• [Goal]:
Every line in the listing below from the one with "Convert this chart to matplotlib code." through the one with "plt.rcParams['font.family'] = ['Noto" is to be reproduced exactly, both ends included; leave out the rest.

• [Rows]:
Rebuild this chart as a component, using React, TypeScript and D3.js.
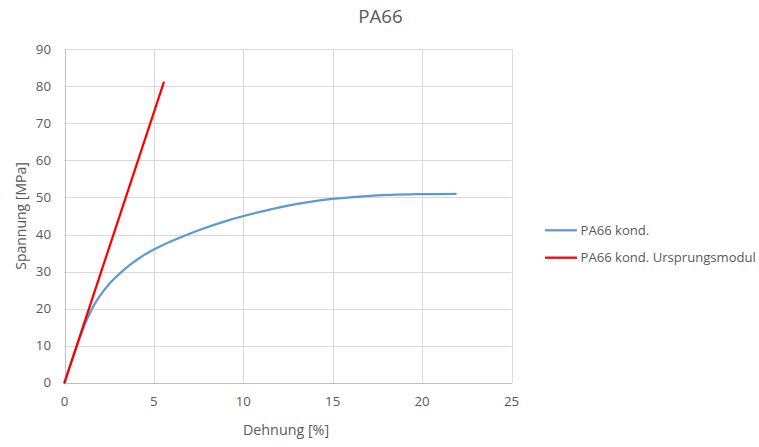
--
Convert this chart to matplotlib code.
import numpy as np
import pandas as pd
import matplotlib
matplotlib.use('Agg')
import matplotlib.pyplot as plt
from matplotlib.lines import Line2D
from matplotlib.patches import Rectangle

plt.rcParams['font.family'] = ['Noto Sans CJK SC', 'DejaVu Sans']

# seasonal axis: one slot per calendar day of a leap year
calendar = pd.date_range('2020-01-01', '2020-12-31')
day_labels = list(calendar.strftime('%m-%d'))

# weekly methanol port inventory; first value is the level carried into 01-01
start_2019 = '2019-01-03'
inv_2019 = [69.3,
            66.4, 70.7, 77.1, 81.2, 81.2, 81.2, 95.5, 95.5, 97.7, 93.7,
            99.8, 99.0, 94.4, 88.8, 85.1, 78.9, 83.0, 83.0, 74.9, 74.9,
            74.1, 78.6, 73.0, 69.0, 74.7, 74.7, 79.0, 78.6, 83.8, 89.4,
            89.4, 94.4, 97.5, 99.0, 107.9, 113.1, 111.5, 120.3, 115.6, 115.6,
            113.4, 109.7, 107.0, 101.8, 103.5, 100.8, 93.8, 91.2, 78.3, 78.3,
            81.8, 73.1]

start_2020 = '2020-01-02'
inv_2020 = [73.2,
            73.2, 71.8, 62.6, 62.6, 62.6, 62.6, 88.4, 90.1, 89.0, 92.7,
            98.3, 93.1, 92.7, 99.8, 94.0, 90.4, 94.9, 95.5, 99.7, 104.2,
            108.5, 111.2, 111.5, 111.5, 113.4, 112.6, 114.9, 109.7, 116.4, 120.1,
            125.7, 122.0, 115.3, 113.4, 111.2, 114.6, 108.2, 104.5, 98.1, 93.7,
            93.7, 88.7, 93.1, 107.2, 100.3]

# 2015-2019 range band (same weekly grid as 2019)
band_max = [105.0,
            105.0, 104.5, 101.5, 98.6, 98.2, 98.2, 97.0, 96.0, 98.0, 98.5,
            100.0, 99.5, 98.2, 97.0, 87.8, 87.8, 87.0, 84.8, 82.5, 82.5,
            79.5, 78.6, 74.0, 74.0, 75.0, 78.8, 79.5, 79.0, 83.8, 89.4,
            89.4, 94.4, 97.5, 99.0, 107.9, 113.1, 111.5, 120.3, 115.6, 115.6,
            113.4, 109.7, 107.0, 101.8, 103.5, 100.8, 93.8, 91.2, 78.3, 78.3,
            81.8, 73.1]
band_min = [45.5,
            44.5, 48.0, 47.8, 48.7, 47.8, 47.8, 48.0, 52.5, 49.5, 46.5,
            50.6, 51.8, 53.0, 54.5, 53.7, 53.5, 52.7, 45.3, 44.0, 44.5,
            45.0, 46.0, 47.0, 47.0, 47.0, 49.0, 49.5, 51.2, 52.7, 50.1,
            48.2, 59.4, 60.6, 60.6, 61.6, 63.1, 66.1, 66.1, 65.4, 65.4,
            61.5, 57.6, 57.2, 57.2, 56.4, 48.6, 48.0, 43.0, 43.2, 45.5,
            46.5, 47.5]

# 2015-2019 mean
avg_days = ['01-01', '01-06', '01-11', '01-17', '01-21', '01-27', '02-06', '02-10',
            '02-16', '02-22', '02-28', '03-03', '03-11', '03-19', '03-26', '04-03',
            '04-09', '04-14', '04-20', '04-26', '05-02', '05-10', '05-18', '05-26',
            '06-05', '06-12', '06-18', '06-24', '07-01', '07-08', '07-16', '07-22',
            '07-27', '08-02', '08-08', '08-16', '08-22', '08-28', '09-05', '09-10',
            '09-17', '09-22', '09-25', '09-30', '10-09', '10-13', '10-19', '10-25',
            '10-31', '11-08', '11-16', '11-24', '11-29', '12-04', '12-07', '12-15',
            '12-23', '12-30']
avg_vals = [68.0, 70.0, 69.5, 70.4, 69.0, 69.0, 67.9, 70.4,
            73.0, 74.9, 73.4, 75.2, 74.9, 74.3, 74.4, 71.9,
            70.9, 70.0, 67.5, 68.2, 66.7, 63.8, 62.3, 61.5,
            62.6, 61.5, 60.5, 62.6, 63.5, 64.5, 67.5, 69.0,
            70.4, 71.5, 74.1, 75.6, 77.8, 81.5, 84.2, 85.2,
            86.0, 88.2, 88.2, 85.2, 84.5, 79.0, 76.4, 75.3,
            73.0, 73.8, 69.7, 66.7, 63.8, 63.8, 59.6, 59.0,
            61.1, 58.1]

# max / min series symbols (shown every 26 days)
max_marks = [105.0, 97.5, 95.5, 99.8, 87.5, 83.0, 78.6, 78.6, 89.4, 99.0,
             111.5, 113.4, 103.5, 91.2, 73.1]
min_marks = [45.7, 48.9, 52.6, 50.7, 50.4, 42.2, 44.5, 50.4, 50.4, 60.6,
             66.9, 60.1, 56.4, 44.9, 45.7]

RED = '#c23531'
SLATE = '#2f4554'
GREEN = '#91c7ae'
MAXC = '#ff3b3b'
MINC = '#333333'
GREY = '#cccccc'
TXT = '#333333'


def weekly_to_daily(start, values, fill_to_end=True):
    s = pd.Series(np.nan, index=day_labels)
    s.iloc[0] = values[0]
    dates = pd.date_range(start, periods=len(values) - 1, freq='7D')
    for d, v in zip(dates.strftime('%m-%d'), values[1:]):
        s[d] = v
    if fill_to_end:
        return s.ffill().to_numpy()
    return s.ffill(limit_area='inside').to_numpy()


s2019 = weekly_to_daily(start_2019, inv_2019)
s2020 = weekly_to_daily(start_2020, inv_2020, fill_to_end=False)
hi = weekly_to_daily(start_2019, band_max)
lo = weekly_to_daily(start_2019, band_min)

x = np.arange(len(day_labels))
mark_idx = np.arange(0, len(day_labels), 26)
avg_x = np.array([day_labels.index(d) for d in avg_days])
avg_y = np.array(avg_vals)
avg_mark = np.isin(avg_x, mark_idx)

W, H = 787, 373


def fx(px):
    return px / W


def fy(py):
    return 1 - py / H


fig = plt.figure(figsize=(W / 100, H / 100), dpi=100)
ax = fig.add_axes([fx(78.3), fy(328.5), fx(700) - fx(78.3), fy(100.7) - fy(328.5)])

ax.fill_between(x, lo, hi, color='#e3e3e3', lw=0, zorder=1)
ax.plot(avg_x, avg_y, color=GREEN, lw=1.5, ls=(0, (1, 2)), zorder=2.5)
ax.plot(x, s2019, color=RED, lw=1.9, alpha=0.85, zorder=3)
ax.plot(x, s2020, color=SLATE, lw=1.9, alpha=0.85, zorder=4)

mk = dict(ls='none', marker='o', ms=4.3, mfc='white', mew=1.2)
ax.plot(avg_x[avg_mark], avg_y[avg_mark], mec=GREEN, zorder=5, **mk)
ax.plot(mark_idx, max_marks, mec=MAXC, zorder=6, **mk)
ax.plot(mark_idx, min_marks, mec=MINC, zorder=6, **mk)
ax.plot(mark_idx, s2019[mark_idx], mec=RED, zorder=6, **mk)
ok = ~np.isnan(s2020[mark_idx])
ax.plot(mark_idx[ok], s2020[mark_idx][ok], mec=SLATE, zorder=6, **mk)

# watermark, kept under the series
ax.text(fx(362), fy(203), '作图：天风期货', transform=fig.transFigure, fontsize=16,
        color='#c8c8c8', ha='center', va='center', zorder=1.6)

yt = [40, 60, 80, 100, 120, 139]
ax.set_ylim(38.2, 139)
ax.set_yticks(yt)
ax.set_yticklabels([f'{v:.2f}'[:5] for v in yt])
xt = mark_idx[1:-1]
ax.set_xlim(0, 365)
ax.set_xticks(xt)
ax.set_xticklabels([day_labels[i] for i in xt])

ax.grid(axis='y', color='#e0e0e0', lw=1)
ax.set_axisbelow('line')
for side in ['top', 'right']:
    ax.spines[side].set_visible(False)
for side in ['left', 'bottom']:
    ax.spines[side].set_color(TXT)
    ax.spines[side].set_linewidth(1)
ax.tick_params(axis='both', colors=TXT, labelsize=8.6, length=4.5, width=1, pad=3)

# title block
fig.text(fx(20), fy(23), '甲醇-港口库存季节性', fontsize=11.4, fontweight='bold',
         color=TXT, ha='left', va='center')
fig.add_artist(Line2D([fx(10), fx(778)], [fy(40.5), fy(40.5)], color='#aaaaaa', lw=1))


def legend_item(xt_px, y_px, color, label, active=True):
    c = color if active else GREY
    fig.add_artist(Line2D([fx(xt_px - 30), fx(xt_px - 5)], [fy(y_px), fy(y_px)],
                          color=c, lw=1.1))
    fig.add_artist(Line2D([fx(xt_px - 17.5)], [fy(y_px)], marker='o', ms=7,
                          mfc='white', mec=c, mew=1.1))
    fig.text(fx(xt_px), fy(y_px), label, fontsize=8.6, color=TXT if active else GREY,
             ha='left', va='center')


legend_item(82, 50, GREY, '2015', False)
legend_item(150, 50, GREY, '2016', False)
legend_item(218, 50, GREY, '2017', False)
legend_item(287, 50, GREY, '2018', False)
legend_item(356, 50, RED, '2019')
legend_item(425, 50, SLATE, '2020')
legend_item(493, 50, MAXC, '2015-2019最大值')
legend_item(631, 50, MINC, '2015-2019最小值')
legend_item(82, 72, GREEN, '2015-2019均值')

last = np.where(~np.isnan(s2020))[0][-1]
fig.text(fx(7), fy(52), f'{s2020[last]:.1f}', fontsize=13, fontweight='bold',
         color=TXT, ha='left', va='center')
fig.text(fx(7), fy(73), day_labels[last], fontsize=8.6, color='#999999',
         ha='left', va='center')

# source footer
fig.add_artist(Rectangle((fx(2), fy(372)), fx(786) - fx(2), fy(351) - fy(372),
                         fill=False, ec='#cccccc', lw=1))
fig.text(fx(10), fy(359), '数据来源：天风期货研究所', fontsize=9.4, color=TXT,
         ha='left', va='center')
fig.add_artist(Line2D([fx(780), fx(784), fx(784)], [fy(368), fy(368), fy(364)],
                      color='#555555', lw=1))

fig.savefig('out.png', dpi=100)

• [Full answer]:
Convert this chart to matplotlib code.
import numpy as np
import pandas as pd
import matplotlib
matplotlib.use('Agg')
import matplotlib.pyplot as plt
from matplotlib.lines import Line2D
from matplotlib.patches import Rectangle

plt.rcParams['font.family'] = ['Noto Sans CJK SC', 'DejaVu Sans']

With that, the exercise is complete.